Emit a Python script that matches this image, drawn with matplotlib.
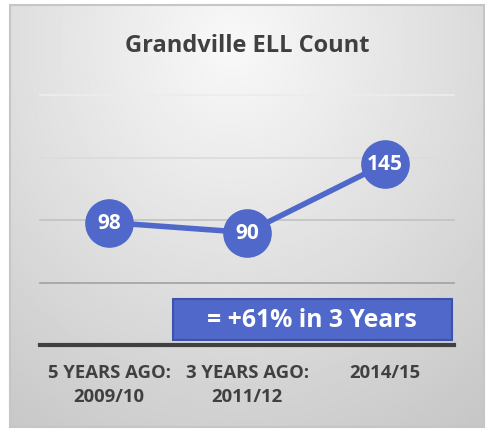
import numpy as np
import matplotlib.pyplot as plt
from matplotlib.patches import Rectangle

plt.rcParams['font.family'] = ['Open Sans', 'DejaVu Sans']

# data
categories = ["5 YEARS AGO:\n2009/10", "3 YEARS AGO:\n2011/12", "2014/15"]
counts = [98, 90, 145]
title = "Grandville ELL Count"
note = "= +61% in 3 Years"
y_ticks = [0, 50, 100, 150, 200]
grid_colors = ["#404040", "#a6a6a6", "#c4c4c4", "#dcdcdc", "#ececec"]

blue = "#4f68c9"
W, H = 492, 431
fig = plt.figure(figsize=(W / 100, H / 100), dpi=100)

# background panel with soft gradient
bg = fig.add_axes([0, 0, 1, 1])
bg.set_xlim(0, W)
bg.set_ylim(H, 0)
bg.axis('off')
yy, xx = np.mgrid[0:H, 0:W]
r = np.sqrt(((xx - 230) / 420.0) ** 2 + ((yy - 40) / 460.0) ** 2)
shade = np.clip(0.975 - 0.19 * r, 0.78, 0.975)
bg.imshow(shade, cmap='gray', vmin=0, vmax=1, extent=[10, 484, 428, 6],
          aspect='auto', zorder=0)
bg.add_patch(Rectangle((10, 6), 474, 422, fill=False, ec="#c6c6c6", lw=1.5, zorder=1))

# plot area: x 40..454, y 96..346 (pixels, from top)
ax = fig.add_axes([40 / W, 1 - 346 / H, 414 / W, 250 / H])
ax.patch.set_alpha(0)
ax.set_xlim(-0.5, 2.5)
ax.set_ylim(0, 200)
for s in ax.spines.values():
    s.set_visible(False)
ax.set_xticks([])
ax.set_yticks([])
for v, c in zip(y_ticks, grid_colors):
    ax.axhline(v, color=c, lw=3 if v == 0 else 1.3, zorder=1, clip_on=False)

x = np.arange(len(counts))
ax.plot(x, counts, color=blue, lw=4, marker='o', markersize=34,
        markerfacecolor=blue, markeredgecolor=blue, zorder=3, clip_on=False)
for xi, v in zip(x, counts):
    ax.text(xi, v, str(v), ha='center', va='center', color='white',
            fontsize=15, fontweight='bold', zorder=4)

for xi, lab in zip(x, categories):
    ax.text(xi, -14.5, lab, ha='center', va='top', color='#404040',
            fontsize=13.3, fontweight='bold', linespacing=1.42)

fig.text(247 / W, 1 - 46 / H, title, ha='center', va='center',
         fontsize=17, fontweight='bold', color='#404040')

# note box
bg.add_patch(Rectangle((173, 300), 279, 41, fc=blue, ec="#3b53ad", lw=1.5, zorder=2))
bg.text(312, 321, note, ha='center', va='center', color='white',
        fontsize=17.8, fontweight='bold', zorder=3)

fig.savefig("out.png", dpi=100)
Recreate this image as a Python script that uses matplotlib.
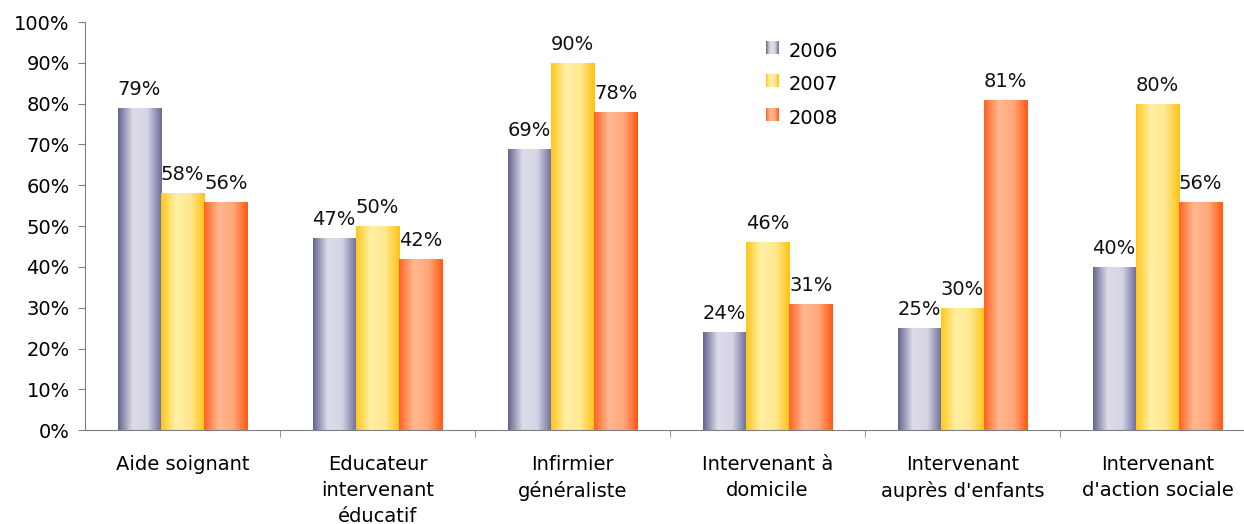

━━━━━━━━━━━━━━━━

Your goal :: From the first line above down to the line with "plt.rcParams['font.family'] = ['Open", reproduce every line and no others, omitting pictures.

Written response ::
Emit a Python script that matches this image, drawn with matplotlib.
import numpy as np
import matplotlib.pyplot as plt
from matplotlib.patches import Rectangle

plt.rcParams['font.family'] = ['Open Sans', 'DejaVu Sans']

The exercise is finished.